Work to be completed - Copy all of the material exactly. Pictures are not to appear in the copy.

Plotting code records

______

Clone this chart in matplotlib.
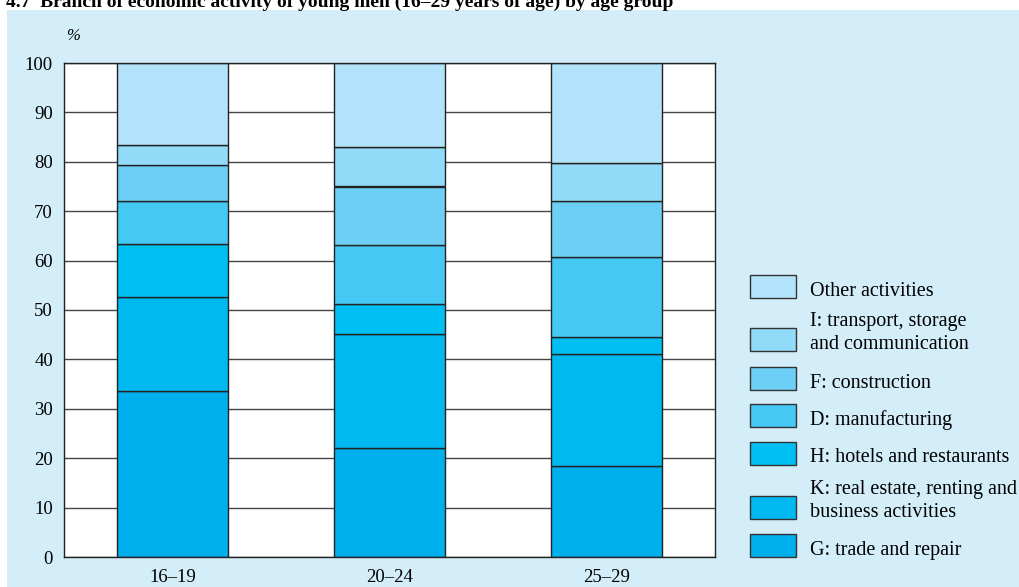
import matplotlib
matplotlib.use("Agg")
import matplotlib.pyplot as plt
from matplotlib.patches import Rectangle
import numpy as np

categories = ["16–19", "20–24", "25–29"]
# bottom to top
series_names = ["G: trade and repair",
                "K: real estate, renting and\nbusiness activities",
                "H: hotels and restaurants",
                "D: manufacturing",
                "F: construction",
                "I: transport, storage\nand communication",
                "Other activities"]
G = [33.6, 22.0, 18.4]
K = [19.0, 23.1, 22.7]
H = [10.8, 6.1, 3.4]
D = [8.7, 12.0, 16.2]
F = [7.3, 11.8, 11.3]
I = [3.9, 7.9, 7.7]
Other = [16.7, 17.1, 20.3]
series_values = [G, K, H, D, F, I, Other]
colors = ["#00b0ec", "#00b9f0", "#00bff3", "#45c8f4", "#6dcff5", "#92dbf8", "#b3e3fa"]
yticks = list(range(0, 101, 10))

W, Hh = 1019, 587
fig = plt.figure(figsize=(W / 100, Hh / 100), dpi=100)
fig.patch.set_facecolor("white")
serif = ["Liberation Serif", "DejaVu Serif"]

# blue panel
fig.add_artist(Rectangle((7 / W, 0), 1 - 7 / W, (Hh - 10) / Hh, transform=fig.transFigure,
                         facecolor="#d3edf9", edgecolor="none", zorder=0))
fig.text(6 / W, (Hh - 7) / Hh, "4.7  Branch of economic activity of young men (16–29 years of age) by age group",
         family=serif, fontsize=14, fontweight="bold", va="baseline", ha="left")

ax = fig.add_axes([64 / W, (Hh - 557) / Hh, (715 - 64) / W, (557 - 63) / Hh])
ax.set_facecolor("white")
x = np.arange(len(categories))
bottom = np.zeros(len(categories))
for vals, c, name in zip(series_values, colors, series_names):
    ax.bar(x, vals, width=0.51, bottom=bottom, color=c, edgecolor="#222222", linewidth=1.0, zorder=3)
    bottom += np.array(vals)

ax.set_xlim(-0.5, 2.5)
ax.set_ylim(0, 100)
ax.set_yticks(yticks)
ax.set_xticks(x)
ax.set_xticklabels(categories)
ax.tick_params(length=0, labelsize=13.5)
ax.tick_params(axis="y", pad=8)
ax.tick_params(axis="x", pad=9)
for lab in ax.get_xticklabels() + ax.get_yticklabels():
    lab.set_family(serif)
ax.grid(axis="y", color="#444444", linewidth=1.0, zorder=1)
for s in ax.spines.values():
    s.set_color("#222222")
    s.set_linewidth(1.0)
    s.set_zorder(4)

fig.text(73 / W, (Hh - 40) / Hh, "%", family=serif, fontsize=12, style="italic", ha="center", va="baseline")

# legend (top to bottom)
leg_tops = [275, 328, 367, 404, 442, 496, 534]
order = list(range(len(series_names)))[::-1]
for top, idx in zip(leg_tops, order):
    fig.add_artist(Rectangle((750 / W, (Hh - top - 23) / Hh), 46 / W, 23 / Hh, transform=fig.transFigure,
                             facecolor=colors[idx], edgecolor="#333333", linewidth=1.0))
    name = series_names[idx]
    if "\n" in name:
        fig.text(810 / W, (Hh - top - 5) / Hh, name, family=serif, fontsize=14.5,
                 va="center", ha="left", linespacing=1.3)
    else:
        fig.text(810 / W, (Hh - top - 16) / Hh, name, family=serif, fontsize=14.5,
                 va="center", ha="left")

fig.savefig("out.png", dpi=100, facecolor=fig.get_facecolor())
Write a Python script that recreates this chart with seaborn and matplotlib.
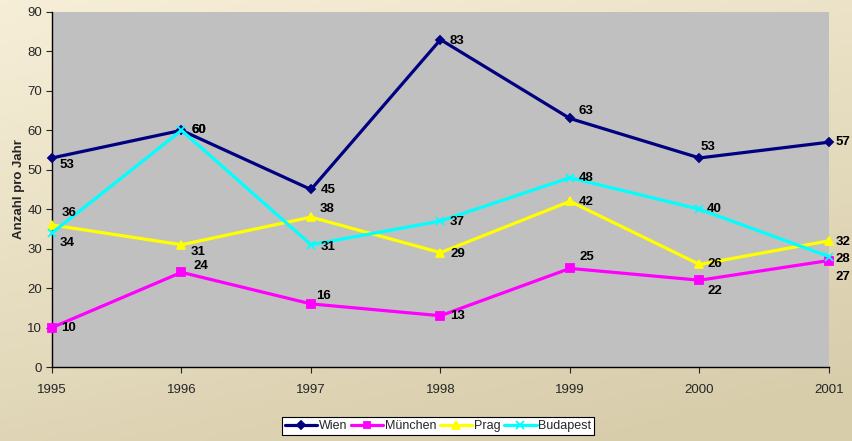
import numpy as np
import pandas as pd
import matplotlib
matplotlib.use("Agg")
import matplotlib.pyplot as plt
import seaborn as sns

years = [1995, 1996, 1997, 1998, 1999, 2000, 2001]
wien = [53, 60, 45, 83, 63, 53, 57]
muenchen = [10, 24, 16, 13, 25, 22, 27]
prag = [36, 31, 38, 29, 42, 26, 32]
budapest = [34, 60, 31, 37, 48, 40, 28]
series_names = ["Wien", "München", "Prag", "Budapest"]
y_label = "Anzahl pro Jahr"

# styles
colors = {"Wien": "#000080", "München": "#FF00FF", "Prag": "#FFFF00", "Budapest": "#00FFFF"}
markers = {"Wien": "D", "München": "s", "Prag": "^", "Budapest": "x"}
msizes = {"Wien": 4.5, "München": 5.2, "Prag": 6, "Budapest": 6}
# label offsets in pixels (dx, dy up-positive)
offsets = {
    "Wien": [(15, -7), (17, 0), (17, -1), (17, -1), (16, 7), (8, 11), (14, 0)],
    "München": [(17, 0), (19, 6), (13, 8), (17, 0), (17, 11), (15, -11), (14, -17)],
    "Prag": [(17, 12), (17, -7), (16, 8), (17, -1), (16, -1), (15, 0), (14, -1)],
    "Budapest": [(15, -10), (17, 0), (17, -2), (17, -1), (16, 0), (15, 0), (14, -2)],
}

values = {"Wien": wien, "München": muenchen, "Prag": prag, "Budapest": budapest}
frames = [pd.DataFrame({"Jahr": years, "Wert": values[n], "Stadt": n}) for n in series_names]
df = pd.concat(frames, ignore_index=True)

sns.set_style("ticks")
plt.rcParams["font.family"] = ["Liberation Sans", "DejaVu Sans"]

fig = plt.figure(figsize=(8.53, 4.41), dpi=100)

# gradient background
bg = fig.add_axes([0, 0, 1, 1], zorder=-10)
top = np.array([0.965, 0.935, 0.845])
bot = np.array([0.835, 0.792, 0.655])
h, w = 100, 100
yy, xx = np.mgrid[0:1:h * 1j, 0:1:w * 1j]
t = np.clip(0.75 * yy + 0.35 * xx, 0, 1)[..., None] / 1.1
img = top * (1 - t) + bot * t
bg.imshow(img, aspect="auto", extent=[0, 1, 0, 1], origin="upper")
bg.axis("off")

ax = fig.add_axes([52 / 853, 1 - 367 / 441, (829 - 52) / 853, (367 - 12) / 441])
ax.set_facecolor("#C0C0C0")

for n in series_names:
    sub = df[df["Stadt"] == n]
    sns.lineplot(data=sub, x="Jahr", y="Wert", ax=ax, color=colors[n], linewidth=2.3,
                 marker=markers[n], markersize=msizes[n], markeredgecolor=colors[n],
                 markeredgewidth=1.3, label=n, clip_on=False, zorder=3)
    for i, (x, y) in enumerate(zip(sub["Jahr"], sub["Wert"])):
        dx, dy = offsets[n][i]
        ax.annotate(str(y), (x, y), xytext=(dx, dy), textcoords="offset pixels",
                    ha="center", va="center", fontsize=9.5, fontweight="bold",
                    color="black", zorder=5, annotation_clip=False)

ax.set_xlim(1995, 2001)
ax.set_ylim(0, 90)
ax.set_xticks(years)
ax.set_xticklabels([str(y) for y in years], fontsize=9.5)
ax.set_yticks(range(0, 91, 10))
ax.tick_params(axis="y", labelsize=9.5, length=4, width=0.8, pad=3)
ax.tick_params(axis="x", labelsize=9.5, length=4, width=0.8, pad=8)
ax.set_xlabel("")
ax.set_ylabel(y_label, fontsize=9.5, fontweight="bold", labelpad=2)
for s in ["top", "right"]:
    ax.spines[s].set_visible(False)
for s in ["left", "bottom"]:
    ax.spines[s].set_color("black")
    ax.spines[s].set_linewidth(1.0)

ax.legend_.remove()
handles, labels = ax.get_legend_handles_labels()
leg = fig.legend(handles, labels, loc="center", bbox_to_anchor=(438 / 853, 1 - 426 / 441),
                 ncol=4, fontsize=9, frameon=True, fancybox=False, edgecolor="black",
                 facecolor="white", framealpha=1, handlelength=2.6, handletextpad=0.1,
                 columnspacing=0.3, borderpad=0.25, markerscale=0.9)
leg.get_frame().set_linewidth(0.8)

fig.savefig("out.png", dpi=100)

______

Response -
Clone this chart in matplotlib.
import matplotlib
matplotlib.use("Agg")
import matplotlib.pyplot as plt
from matplotlib.patches import Rectangle
import numpy as np

categories = ["16–19", "20–24", "25–29"]
# bottom to top
series_names = ["G: trade and repair",
                "K: real estate, renting and\nbusiness activities",
                "H: hotels and restaurants",
                "D: manufacturing",
                "F: construction",
                "I: transport, storage\nand communication",
                "Other activities"]
G = [33.6, 22.0, 18.4]
K = [19.0, 23.1, 22.7]
H = [10.8, 6.1, 3.4]
D = [8.7, 12.0, 16.2]
F = [7.3, 11.8, 11.3]
I = [3.9, 7.9, 7.7]
Other = [16.7, 17.1, 20.3]
series_values = [G, K, H, D, F, I, Other]
colors = ["#00b0ec", "#00b9f0", "#00bff3", "#45c8f4", "#6dcff5", "#92dbf8", "#b3e3fa"]
yticks = list(range(0, 101, 10))

W, Hh = 1019, 587
fig = plt.figure(figsize=(W / 100, Hh / 100), dpi=100)
fig.patch.set_facecolor("white")
serif = ["Liberation Serif", "DejaVu Serif"]

# blue panel
fig.add_artist(Rectangle((7 / W, 0), 1 - 7 / W, (Hh - 10) / Hh, transform=fig.transFigure,
                         facecolor="#d3edf9", edgecolor="none", zorder=0))
fig.text(6 / W, (Hh - 7) / Hh, "4.7  Branch of economic activity of young men (16–29 years of age) by age group",
         family=serif, fontsize=14, fontweight="bold", va="baseline", ha="left")

ax = fig.add_axes([64 / W, (Hh - 557) / Hh, (715 - 64) / W, (557 - 63) / Hh])
ax.set_facecolor("white")
x = np.arange(len(categories))
bottom = np.zeros(len(categories))
for vals, c, name in zip(series_values, colors, series_names):
    ax.bar(x, vals, width=0.51, bottom=bottom, color=c, edgecolor="#222222", linewidth=1.0, zorder=3)
    bottom += np.array(vals)

ax.set_xlim(-0.5, 2.5)
ax.set_ylim(0, 100)
ax.set_yticks(yticks)
ax.set_xticks(x)
ax.set_xticklabels(categories)
ax.tick_params(length=0, labelsize=13.5)
ax.tick_params(axis="y", pad=8)
ax.tick_params(axis="x", pad=9)
for lab in ax.get_xticklabels() + ax.get_yticklabels():
    lab.set_family(serif)
ax.grid(axis="y", color="#444444", linewidth=1.0, zorder=1)
for s in ax.spines.values():
    s.set_color("#222222")
    s.set_linewidth(1.0)
    s.set_zorder(4)

fig.text(73 / W, (Hh - 40) / Hh, "%", family=serif, fontsize=12, style="italic", ha="center", va="baseline")

# legend (top to bottom)
leg_tops = [275, 328, 367, 404, 442, 496, 534]
order = list(range(len(series_names)))[::-1]
for top, idx in zip(leg_tops, order):
    fig.add_artist(Rectangle((750 / W, (Hh - top - 23) / Hh), 46 / W, 23 / Hh, transform=fig.transFigure,
                             facecolor=colors[idx], edgecolor="#333333", linewidth=1.0))
    name = series_names[idx]
    if "\n" in name:
        fig.text(810 / W, (Hh - top - 5) / Hh, name, family=serif, fontsize=14.5,
                 va="center", ha="left", linespacing=1.3)
    else:
        fig.text(810 / W, (Hh - top - 16) / Hh, name, family=serif, fontsize=14.5,
                 va="center", ha="left")

fig.savefig("out.png", dpi=100, facecolor=fig.get_facecolor())
Write a Python script that recreates this chart with seaborn and matplotlib.
import numpy as np
import pandas as pd
import matplotlib
matplotlib.use("Agg")
import matplotlib.pyplot as plt
import seaborn as sns

years = [1995, 1996, 1997, 1998, 1999, 2000, 2001]
wien = [53, 60, 45, 83, 63, 53, 57]
muenchen = [10, 24, 16, 13, 25, 22, 27]
prag = [36, 31, 38, 29, 42, 26, 32]
budapest = [34, 60, 31, 37, 48, 40, 28]
series_names = ["Wien", "München", "Prag", "Budapest"]
y_label = "Anzahl pro Jahr"

# styles
colors = {"Wien": "#000080", "München": "#FF00FF", "Prag": "#FFFF00", "Budapest": "#00FFFF"}
markers = {"Wien": "D", "München": "s", "Prag": "^", "Budapest": "x"}
msizes = {"Wien": 4.5, "München": 5.2, "Prag": 6, "Budapest": 6}
# label offsets in pixels (dx, dy up-positive)
offsets = {
    "Wien": [(15, -7), (17, 0), (17, -1), (17, -1), (16, 7), (8, 11), (14, 0)],
    "München": [(17, 0), (19, 6), (13, 8), (17, 0), (17, 11), (15, -11), (14, -17)],
    "Prag": [(17, 12), (17, -7), (16, 8), (17, -1), (16, -1), (15, 0), (14, -1)],
    "Budapest": [(15, -10), (17, 0), (17, -2), (17, -1), (16, 0), (15, 0), (14, -2)],
}

values = {"Wien": wien, "München": muenchen, "Prag": prag, "Budapest": budapest}
frames = [pd.DataFrame({"Jahr": years, "Wert": values[n], "Stadt": n}) for n in series_names]
df = pd.concat(frames, ignore_index=True)

sns.set_style("ticks")
plt.rcParams["font.family"] = ["Liberation Sans", "DejaVu Sans"]

fig = plt.figure(figsize=(8.53, 4.41), dpi=100)

# gradient background
bg = fig.add_axes([0, 0, 1, 1], zorder=-10)
top = np.array([0.965, 0.935, 0.845])
bot = np.array([0.835, 0.792, 0.655])
h, w = 100, 100
yy, xx = np.mgrid[0:1:h * 1j, 0:1:w * 1j]
t = np.clip(0.75 * yy + 0.35 * xx, 0, 1)[..., None] / 1.1
img = top * (1 - t) + bot * t
bg.imshow(img, aspect="auto", extent=[0, 1, 0, 1], origin="upper")
bg.axis("off")

ax = fig.add_axes([52 / 853, 1 - 367 / 441, (829 - 52) / 853, (367 - 12) / 441])
ax.set_facecolor("#C0C0C0")

for n in series_names:
    sub = df[df["Stadt"] == n]
    sns.lineplot(data=sub, x="Jahr", y="Wert", ax=ax, color=colors[n], linewidth=2.3,
                 marker=markers[n], markersize=msizes[n], markeredgecolor=colors[n],
                 markeredgewidth=1.3, label=n, clip_on=False, zorder=3)
    for i, (x, y) in enumerate(zip(sub["Jahr"], sub["Wert"])):
        dx, dy = offsets[n][i]
        ax.annotate(str(y), (x, y), xytext=(dx, dy), textcoords="offset pixels",
                    ha="center", va="center", fontsize=9.5, fontweight="bold",
                    color="black", zorder=5, annotation_clip=False)

ax.set_xlim(1995, 2001)
ax.set_ylim(0, 90)
ax.set_xticks(years)
ax.set_xticklabels([str(y) for y in years], fontsize=9.5)
ax.set_yticks(range(0, 91, 10))
ax.tick_params(axis="y", labelsize=9.5, length=4, width=0.8, pad=3)
ax.tick_params(axis="x", labelsize=9.5, length=4, width=0.8, pad=8)
ax.set_xlabel("")
ax.set_ylabel(y_label, fontsize=9.5, fontweight="bold", labelpad=2)
for s in ["top", "right"]:
    ax.spines[s].set_visible(False)
for s in ["left", "bottom"]:
    ax.spines[s].set_color("black")
    ax.spines[s].set_linewidth(1.0)

ax.legend_.remove()
handles, labels = ax.get_legend_handles_labels()
leg = fig.legend(handles, labels, loc="center", bbox_to_anchor=(438 / 853, 1 - 426 / 441),
                 ncol=4, fontsize=9, frameon=True, fancybox=False, edgecolor="black",
                 facecolor="white", framealpha=1, handlelength=2.6, handletextpad=0.1,
                 columnspacing=0.3, borderpad=0.25, markerscale=0.9)
leg.get_frame().set_linewidth(0.8)

fig.savefig("out.png", dpi=100)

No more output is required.